---------- Material shown
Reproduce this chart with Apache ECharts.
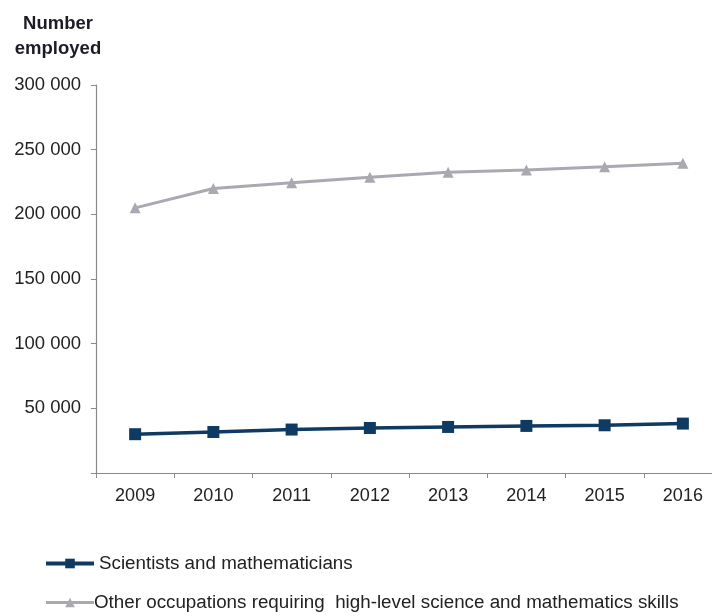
<!DOCTYPE html>
<html>
<head>
<meta charset="utf-8">
<script src="https://cdn.jsdelivr.net/npm/echarts@6/dist/echarts.min.js"></script>
<style>
  html, body { margin: 0; padding: 0; background: #ffffff; overflow: hidden; }
  /* canvas is a little wider than the window so the last category is cut at the edge */
  #chart { width: 722px; height: 616px; }
</style>
</head>
<body>
<div id="chart"></div>
<script>
// Employment by occupation group, 2009–2016
const years = ['2009', '2010', '2011', '2012', '2013', '2014', '2015', '2016'];
const scientists = [30000, 31700, 33600, 34800, 35600, 36400, 36900, 38200];
const otherOccupations = [205000, 220000, 224400, 228600, 232500, 234300, 236800, 239500];
const yTicks = [0, 50000, 100000, 150000, 200000, 250000, 300000];

const seriesNames = [
  'Scientists and mathematicians',
  'Other occupations requiring  high-level science and mathematics skills'
];

const font = '"Liberation Sans", Arial, sans-serif';

function fmt(v) {
  if (v === 0) return '';
  return String(v).replace(/\B(?=(\d{3})+(?!\d))/g, ' ');
}

const chart = echarts.init(document.getElementById('chart'), null, { renderer: 'canvas' });

chart.setOption({
  backgroundColor: '#ffffff',
  animation: false,
  textStyle: { fontFamily: font },
  title: {
    text: 'Number\nemployed',
    left: 53,
    top: 6,
    textAlign: 'center',
    textStyle: {
      fontFamily: font,
      fontSize: 18.5,
      fontWeight: 'bold',
      color: '#1c1c28',
      lineHeight: 25
    }
  },
  grid: { left: 96, right: 0, top: 85, bottom: 143, containLabel: false },
  legend: {
    orient: 'vertical',
    left: 44,
    top: 554,
    padding: 0,
    itemWidth: 48,
    itemHeight: 12,
    itemGap: 20,
    textStyle: { fontFamily: font, fontSize: 18.8, color: '#222222' },
    data: [
      { name: seriesNames[0], lineStyle: { width: 4 } },
      { name: seriesNames[1], textStyle: { padding: [0, 0, 0, -5] }, lineStyle: { width: 3 } }
    ]
  },
  xAxis: {
    type: 'category',
    data: years,
    boundaryGap: true,
    axisLine: { lineStyle: { color: '#8a8a8a', width: 1.2 } },
    axisTick: { show: true, length: 5, lineStyle: { color: '#8a8a8a' } },
    axisLabel: { fontFamily: font, fontSize: 18, color: '#222222', margin: 14 },
    splitLine: { show: false }
  },
  yAxis: {
    type: 'value',
    min: yTicks[0],
    max: yTicks[yTicks.length - 1],
    interval: yTicks[1] - yTicks[0],
    axisLine: { show: true, lineStyle: { color: '#8a8a8a', width: 1.2 } },
    axisTick: { show: true, length: 5, lineStyle: { color: '#8a8a8a' } },
    axisLabel: { fontFamily: font, fontSize: 18.5, color: '#222222', margin: 15, formatter: fmt },
    splitLine: { show: false }
  },
  series: [
    {
      name: seriesNames[0],
      type: 'line',
      data: scientists,
      symbol: 'rect',
      symbolSize: 12,
      lineStyle: { color: '#0f3b63', width: 3.5 },
      itemStyle: { color: '#0f3b63' }
    },
    {
      name: seriesNames[1],
      type: 'line',
      data: otherOccupations,
      symbol: 'triangle',
      symbolSize: 11,
      lineStyle: { color: '#a9a9b1', width: 3 },
      itemStyle: { color: '#a9a9b1' }
    }
  ]
});
</script>
</body>
</html>
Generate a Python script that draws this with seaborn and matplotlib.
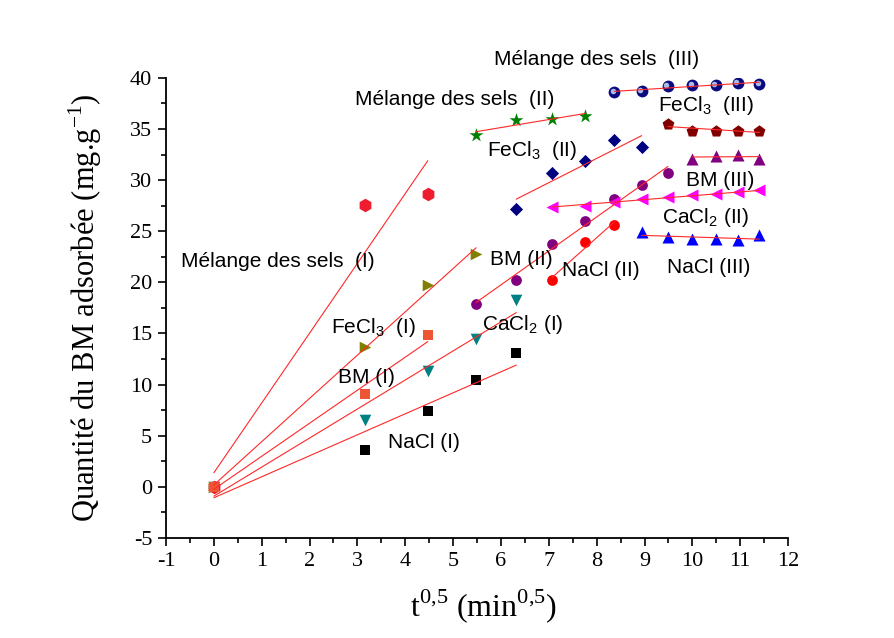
import numpy as np
import matplotlib
matplotlib.use("Agg")
import matplotlib.pyplot as plt
import matplotlib.transforms as mtransforms
from matplotlib.ticker import MultipleLocator
import seaborn as sns

# Square root of contact time (min^0.5) for the three diffusion stages
nacl_1_x = [0.0, 3.16, 4.47, 5.48, 6.32]
nacl_1_y = [0.0, 3.6, 7.4, 10.4, 13.1]
nacl_2_x = [7.07, 7.75, 8.37]
nacl_2_y = [20.2, 23.9, 25.6]
nacl_3_x = [8.94, 9.49, 10.0, 10.49, 10.95, 11.40]
nacl_3_y = [24.9, 24.4, 24.2, 24.2, 24.1, 24.6]

cacl2_1_x = [0.0, 3.16, 4.47, 5.48, 6.32]
cacl2_1_y = [0.0, 6.55, 11.3, 14.45, 18.3]
cacl2_2_x = [7.07, 7.75, 8.37, 8.94, 9.49, 10.0, 10.49, 10.95, 11.40]
cacl2_2_y = [27.4, 27.5, 27.9, 28.1, 28.3, 28.5, 28.6, 28.8, 29.0]

bm_1_x = [0.0, 3.16, 4.47]
bm_1_y = [0.0, 9.1, 14.8]
bm_2_x = [5.48, 6.32, 7.07, 7.75, 8.37, 8.94, 9.49]
bm_2_y = [17.9, 20.25, 23.7, 26.0, 28.1, 29.5, 30.7]
bm_3_x = [10.0, 10.49, 10.95, 11.40]
bm_3_y = [32.1, 32.4, 32.5, 32.1]

fecl3_1_x = [0.0, 3.16, 4.47, 5.48]
fecl3_1_y = [0.0, 13.7, 19.7, 22.8]
fecl3_2_x = [6.32, 7.07, 7.75, 8.37, 8.94]
fecl3_2_y = [27.2, 30.7, 31.9, 33.9, 33.2]
fecl3_3_x = [9.49, 10.0, 10.49, 10.95, 11.40]
fecl3_3_y = [35.5, 34.8, 34.8, 34.8, 34.8]

mix_1_x = [0.0, 3.16, 4.47]
mix_1_y = [0.0, 27.6, 28.6]
mix_2_x = [5.48, 6.32, 7.07, 7.75]
mix_2_y = [34.4, 35.9, 36.0, 36.3]
mix_3_x = [8.37, 8.94, 9.49, 10.0, 10.49, 10.95, 11.40]
mix_3_y = [38.6, 38.7, 39.2, 39.3, 39.3, 39.5, 39.4]

x_ticks = list(range(-1, 13))
y_ticks = list(range(-5, 41, 5))

sns.set_theme(style="ticks")
plt.rcParams.update({
    "font.family": ["Liberation Sans", "DejaVu Sans"],
    "mathtext.fontset": "custom",
    "mathtext.rm": "Liberation Serif",
    "mathtext.sf": "Liberation Sans",
    "axes.unicode_minus": False,
    "axes.facecolor": "white",
    "figure.facecolor": "white",
})

fig = plt.figure(figsize=(8.95, 6.38), dpi=100)
ax = fig.add_axes([0.1855, 0.157, 0.695, 0.721])

# (x, y, marker, colour, marker area)
series = [
    (nacl_1_x, nacl_1_y, "s", "#000000", 45),
    (cacl2_1_x, cacl2_1_y, "v", "#008080", 70),
    (fecl3_1_x, fecl3_1_y, ">", "#808000", 70),
    (mix_1_x, mix_1_y, "h", "#EE1C2E", 95),
    (bm_1_x, bm_1_y, "s", "#EE5535", 45),
    (bm_2_x, bm_2_y, "o", "#800080", 60),
    (nacl_2_x, nacl_2_y, "o", "#FF0000", 60),
    (cacl2_2_x, cacl2_2_y, "<", "#FF00FF", 75),
    (nacl_3_x, nacl_3_y, "^", "#0000FF", 75),
    (bm_3_x, bm_3_y, "^", "#800080", 75),
    (fecl3_2_x, fecl3_2_y, "D", "#000080", 45),
    (fecl3_3_x, fecl3_3_y, "p", "#800000", 80),
    (mix_2_x, mix_2_y, "*", "#008000", 110),
    (mix_3_x, mix_3_y, "o", "#0A0A80", 72),
]

for x, y, m, c, s in series:
    sns.scatterplot(x=x, y=y, marker=m, color=c, s=s, linewidth=0,
                    ax=ax, zorder=3, legend=False)
    sns.regplot(x=np.array(x), y=np.array(y), scatter=False, ci=None,
                truncate=True, ax=ax,
                line_kws=dict(color="#FF2828", lw=0.8, zorder=4))

# glossy highlight on the sphere markers
shift = mtransforms.offset_copy(ax.transData, fig=fig, x=-1.2, y=0.8, units="points")
ax.scatter(mix_3_x, mix_3_y, s=16, color="#A8BCE6", linewidth=0, zorder=3.5,
           transform=shift)

ax.set_xlim(-1, 12)
ax.set_ylim(-5, 40)
ax.set_xticks(x_ticks)
ax.set_yticks(y_ticks)
ax.xaxis.set_minor_locator(MultipleLocator(0.5))
ax.yaxis.set_minor_locator(MultipleLocator(2.5))
ax.tick_params(which="major", direction="out", length=6, width=1.2,
               color="black", labelsize=16, labelcolor="black", pad=4)
ax.tick_params(which="minor", direction="out", length=3.5, width=1.2, color="black")
for lab in ax.get_xticklabels() + ax.get_yticklabels():
    lab.set_fontfamily("Liberation Serif")

for side in ("top", "right"):
    ax.spines[side].set_visible(False)
for side in ("left", "bottom"):
    ax.spines[side].set_color("black")
    ax.spines[side].set_linewidth(1.3)

ax.set_ylabel(r"Quantité du BM adsorbée (mg.g$^{-1}$)", fontfamily="Liberation Serif",
              fontsize=22, color="black")
ax.yaxis.set_label_coords(-0.1, 0.5)
ax.set_xlabel(r"t$^{0{,}5}$ (min$^{0{,}5}$)", fontfamily="Liberation Serif",
              fontsize=23, color="black")
ax.xaxis.set_label_coords(0.51, -0.108)

labels = [
    (8.0, 41.8, "Mélange des sels  (III)", "center"),
    (2.95, 37.9, "Mélange des sels  (II)", "left"),
    (9.28, 37.3, r"FeCl$_\mathsf{3}$  (III)", "left"),
    (5.7, 32.9, r"FeCl$_\mathsf{3}$  (II)", "left"),
    (9.86, 30.0, "BM (III)", "left"),
    (9.36, 26.3, r"CaCl$_\mathsf{2}$ (II)", "left"),
    (9.47, 21.4, "NaCl (III)", "left"),
    (5.77, 22.2, "BM (II)", "left"),
    (7.27, 21.2, "NaCl (II)", "left"),
    (-0.69, 22.0, "Mélange des sels  (I)", "left"),
    (2.45, 15.6, r"FeCl$_\mathsf{3}$  (I)", "left"),
    (5.6, 15.9, r"CaCl$_\mathsf{2}$ (I)", "left"),
    (2.59, 10.7, "BM (I)", "left"),
    (3.64, 4.3, "NaCl (I)", "left"),
]
for x, y, t, ha in labels:
    ax.text(x, y, t, ha=ha, va="center", fontsize=15, color="black",
            fontfamily="Liberation Sans", clip_on=False, zorder=5)

fig.savefig("out.png", dpi=100)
--------------------
Written instruction: Go through the data and gather every line that holds "seaborn".

Task result:
Generate a Python script that draws this with seaborn and matplotlib.
import seaborn as sns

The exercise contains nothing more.